▸ DIRECTION:
Leave out every picture, then output exactly the lines between the ones holding "Write the Apache ECharts code for this chart." and "const studyData = studies.map((s, i)", inclusive, and nothing beyond them.

_____

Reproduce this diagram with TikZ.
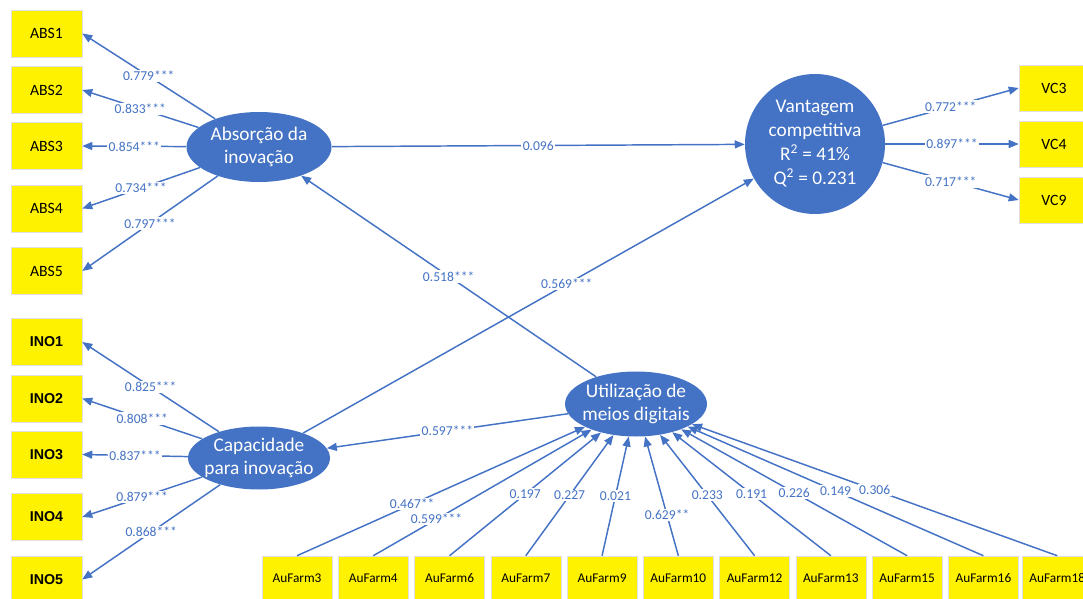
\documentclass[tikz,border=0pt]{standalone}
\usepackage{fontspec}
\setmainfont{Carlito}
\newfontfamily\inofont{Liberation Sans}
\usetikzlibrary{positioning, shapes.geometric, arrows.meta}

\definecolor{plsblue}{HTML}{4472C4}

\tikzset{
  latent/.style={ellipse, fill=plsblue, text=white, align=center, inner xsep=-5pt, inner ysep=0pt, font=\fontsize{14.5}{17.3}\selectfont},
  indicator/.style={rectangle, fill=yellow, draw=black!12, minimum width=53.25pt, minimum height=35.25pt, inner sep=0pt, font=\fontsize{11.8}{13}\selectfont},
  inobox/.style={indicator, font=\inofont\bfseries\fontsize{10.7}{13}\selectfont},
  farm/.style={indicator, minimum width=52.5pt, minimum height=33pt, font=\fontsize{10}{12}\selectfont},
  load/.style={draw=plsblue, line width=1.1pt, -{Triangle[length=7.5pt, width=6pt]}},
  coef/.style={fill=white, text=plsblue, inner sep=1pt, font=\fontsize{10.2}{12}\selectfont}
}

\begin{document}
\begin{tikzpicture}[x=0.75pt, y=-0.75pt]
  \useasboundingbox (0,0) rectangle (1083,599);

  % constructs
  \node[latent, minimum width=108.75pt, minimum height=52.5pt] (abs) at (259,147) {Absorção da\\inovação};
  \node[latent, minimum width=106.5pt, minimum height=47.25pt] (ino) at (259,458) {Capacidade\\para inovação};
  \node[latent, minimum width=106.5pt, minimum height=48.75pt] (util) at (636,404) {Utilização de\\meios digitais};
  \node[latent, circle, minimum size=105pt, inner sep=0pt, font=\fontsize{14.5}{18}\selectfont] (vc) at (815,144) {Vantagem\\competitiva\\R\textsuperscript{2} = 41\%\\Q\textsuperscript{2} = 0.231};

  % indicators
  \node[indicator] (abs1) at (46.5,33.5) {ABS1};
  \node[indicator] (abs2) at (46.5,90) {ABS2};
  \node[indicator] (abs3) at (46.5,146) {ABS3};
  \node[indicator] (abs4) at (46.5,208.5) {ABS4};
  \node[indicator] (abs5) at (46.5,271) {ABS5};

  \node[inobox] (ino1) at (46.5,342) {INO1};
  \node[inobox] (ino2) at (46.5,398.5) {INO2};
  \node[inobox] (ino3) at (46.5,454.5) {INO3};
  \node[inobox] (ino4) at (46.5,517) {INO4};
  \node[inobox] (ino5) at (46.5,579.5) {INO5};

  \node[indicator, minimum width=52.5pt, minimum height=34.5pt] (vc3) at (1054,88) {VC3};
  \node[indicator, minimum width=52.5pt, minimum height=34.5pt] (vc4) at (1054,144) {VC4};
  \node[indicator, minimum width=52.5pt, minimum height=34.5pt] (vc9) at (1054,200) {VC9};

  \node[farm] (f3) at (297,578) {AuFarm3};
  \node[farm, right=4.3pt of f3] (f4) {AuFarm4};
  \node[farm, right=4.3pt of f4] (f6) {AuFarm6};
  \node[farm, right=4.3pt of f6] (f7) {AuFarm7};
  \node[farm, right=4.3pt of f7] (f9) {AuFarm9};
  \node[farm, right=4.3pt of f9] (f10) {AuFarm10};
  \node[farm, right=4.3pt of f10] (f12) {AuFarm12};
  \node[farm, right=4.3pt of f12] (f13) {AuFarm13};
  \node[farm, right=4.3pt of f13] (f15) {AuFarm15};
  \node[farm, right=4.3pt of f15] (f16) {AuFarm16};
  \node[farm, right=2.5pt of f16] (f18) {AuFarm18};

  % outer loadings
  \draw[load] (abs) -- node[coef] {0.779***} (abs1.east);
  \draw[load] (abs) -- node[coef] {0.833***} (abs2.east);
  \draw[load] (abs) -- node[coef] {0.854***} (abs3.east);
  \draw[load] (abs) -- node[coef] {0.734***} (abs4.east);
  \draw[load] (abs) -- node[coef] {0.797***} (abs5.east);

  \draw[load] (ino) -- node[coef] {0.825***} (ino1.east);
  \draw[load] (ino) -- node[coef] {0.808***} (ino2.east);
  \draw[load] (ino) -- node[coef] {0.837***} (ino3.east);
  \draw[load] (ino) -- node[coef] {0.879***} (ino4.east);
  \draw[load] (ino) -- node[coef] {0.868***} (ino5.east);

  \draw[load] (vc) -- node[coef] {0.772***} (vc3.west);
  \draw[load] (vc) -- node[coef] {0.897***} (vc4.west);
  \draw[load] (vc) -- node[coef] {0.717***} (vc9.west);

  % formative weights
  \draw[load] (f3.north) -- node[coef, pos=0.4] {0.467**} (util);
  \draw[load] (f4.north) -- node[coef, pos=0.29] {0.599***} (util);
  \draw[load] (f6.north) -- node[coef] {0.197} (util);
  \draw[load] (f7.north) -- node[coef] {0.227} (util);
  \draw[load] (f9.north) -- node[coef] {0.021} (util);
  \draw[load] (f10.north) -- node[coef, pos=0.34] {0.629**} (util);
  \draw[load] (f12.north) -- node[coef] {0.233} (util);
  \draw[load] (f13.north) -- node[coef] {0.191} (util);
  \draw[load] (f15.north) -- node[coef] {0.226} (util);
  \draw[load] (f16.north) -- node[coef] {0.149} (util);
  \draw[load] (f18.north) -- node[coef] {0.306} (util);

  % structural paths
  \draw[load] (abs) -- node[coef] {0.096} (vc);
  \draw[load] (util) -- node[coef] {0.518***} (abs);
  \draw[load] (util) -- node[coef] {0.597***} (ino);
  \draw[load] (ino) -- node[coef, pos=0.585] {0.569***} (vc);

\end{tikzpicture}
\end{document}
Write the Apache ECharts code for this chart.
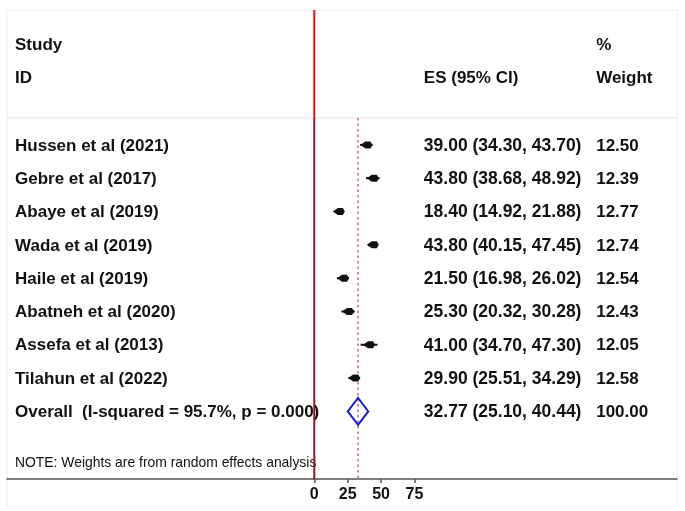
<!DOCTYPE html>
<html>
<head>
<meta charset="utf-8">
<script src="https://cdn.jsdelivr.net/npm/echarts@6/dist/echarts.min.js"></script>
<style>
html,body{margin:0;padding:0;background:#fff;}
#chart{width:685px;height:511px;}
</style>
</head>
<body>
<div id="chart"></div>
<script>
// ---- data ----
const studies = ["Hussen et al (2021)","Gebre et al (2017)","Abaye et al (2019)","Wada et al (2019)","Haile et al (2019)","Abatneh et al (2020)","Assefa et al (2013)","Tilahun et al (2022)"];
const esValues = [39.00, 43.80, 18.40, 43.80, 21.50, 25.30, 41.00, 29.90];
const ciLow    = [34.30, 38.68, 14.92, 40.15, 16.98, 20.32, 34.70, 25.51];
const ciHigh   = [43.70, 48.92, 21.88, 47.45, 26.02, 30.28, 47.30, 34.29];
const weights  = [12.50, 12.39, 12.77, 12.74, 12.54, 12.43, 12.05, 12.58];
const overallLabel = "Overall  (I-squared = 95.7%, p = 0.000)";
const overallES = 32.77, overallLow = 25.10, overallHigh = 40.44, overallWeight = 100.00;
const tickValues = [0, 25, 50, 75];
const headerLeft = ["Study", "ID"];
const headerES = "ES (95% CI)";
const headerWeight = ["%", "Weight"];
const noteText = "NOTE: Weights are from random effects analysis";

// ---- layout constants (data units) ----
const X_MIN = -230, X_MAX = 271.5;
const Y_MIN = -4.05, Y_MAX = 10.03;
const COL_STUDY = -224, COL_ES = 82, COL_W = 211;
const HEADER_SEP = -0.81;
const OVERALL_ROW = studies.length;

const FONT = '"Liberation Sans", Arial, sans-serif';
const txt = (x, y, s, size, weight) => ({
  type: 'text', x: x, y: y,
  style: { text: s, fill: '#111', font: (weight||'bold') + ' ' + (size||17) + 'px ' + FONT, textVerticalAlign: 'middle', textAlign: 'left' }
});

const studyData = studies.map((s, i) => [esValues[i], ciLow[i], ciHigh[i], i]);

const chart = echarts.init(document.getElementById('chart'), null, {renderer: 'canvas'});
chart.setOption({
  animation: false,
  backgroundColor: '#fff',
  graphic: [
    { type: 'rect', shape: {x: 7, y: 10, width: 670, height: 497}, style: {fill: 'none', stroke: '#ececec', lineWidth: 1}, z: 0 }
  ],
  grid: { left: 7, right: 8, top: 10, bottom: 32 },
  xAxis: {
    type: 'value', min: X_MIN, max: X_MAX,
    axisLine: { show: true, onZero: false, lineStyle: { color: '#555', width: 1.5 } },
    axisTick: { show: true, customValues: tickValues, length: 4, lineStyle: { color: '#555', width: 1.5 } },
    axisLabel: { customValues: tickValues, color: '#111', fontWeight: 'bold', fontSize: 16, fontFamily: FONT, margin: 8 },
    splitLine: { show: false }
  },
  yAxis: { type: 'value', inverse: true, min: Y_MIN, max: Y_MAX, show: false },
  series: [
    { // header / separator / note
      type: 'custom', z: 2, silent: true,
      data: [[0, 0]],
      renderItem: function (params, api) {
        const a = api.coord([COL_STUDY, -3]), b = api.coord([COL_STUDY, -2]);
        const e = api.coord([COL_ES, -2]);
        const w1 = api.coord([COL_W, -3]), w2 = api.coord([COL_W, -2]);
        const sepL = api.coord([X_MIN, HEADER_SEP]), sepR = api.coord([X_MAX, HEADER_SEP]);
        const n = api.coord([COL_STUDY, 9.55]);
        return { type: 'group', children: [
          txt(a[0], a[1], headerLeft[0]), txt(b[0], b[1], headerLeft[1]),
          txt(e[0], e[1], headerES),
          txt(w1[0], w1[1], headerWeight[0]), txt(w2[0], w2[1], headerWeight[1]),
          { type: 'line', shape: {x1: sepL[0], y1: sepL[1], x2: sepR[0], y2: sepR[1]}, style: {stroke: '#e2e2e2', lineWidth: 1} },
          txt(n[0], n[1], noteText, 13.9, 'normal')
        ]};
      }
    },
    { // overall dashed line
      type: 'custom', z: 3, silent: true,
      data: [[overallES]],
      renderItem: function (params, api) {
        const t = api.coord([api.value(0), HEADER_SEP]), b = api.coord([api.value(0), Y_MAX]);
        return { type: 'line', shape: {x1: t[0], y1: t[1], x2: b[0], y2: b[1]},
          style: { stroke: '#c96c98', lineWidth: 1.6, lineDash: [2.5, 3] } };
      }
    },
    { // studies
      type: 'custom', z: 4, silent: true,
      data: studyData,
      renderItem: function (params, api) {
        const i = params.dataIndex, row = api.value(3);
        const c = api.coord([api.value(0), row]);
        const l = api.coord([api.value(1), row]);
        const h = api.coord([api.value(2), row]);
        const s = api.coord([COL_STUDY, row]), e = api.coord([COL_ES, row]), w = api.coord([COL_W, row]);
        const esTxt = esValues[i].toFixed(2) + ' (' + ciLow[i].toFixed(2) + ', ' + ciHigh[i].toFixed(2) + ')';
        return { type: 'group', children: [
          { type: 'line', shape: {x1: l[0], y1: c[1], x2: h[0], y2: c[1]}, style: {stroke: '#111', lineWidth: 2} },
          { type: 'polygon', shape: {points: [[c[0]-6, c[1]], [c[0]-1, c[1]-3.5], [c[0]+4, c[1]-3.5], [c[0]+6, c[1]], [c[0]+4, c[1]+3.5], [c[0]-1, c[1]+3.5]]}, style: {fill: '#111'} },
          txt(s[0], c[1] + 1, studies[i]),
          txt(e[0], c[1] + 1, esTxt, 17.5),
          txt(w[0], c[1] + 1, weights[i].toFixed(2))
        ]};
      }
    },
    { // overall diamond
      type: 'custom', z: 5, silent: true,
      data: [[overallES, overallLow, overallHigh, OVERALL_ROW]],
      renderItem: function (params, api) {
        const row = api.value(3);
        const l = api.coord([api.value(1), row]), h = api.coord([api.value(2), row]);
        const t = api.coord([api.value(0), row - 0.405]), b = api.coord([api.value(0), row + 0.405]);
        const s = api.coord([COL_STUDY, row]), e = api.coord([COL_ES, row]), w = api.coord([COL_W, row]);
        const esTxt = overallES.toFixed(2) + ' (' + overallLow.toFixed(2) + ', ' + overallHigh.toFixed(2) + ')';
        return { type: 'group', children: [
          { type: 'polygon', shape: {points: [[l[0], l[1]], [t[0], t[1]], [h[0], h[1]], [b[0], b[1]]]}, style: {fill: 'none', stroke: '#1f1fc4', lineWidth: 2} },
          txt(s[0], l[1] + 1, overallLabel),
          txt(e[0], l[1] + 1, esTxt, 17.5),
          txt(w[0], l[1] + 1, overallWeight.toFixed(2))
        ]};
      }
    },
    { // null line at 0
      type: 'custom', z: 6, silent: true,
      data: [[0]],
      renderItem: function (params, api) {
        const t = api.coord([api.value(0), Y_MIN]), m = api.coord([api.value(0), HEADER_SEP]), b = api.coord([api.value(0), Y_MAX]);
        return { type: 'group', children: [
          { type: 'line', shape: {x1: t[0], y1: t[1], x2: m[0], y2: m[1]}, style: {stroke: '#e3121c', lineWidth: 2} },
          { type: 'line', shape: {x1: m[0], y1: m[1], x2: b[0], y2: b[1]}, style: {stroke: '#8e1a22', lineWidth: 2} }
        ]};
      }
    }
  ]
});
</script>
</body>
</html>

_____

▸ RESPONSE TO THE TASK:
Write the Apache ECharts code for this chart.
<!DOCTYPE html>
<html>
<head>
<meta charset="utf-8">
<script src="https://cdn.jsdelivr.net/npm/echarts@6/dist/echarts.min.js"></script>
<style>
html,body{margin:0;padding:0;background:#fff;}
#chart{width:685px;height:511px;}
</style>
</head>
<body>
<div id="chart"></div>
<script>
// ---- data ----
const studies = ["Hussen et al (2021)","Gebre et al (2017)","Abaye et al (2019)","Wada et al (2019)","Haile et al (2019)","Abatneh et al (2020)","Assefa et al (2013)","Tilahun et al (2022)"];
const esValues = [39.00, 43.80, 18.40, 43.80, 21.50, 25.30, 41.00, 29.90];
const ciLow    = [34.30, 38.68, 14.92, 40.15, 16.98, 20.32, 34.70, 25.51];
const ciHigh   = [43.70, 48.92, 21.88, 47.45, 26.02, 30.28, 47.30, 34.29];
const weights  = [12.50, 12.39, 12.77, 12.74, 12.54, 12.43, 12.05, 12.58];
const overallLabel = "Overall  (I-squared = 95.7%, p = 0.000)";
const overallES = 32.77, overallLow = 25.10, overallHigh = 40.44, overallWeight = 100.00;
const tickValues = [0, 25, 50, 75];
const headerLeft = ["Study", "ID"];
const headerES = "ES (95% CI)";
const headerWeight = ["%", "Weight"];
const noteText = "NOTE: Weights are from random effects analysis";

// ---- layout constants (data units) ----
const X_MIN = -230, X_MAX = 271.5;
const Y_MIN = -4.05, Y_MAX = 10.03;
const COL_STUDY = -224, COL_ES = 82, COL_W = 211;
const HEADER_SEP = -0.81;
const OVERALL_ROW = studies.length;

const FONT = '"Liberation Sans", Arial, sans-serif';
const txt = (x, y, s, size, weight) => ({
  type: 'text', x: x, y: y,
  style: { text: s, fill: '#111', font: (weight||'bold') + ' ' + (size||17) + 'px ' + FONT, textVerticalAlign: 'middle', textAlign: 'left' }
});

const studyData = studies.map((s, i) => [esValues[i], ciLow[i], ciHigh[i], i]);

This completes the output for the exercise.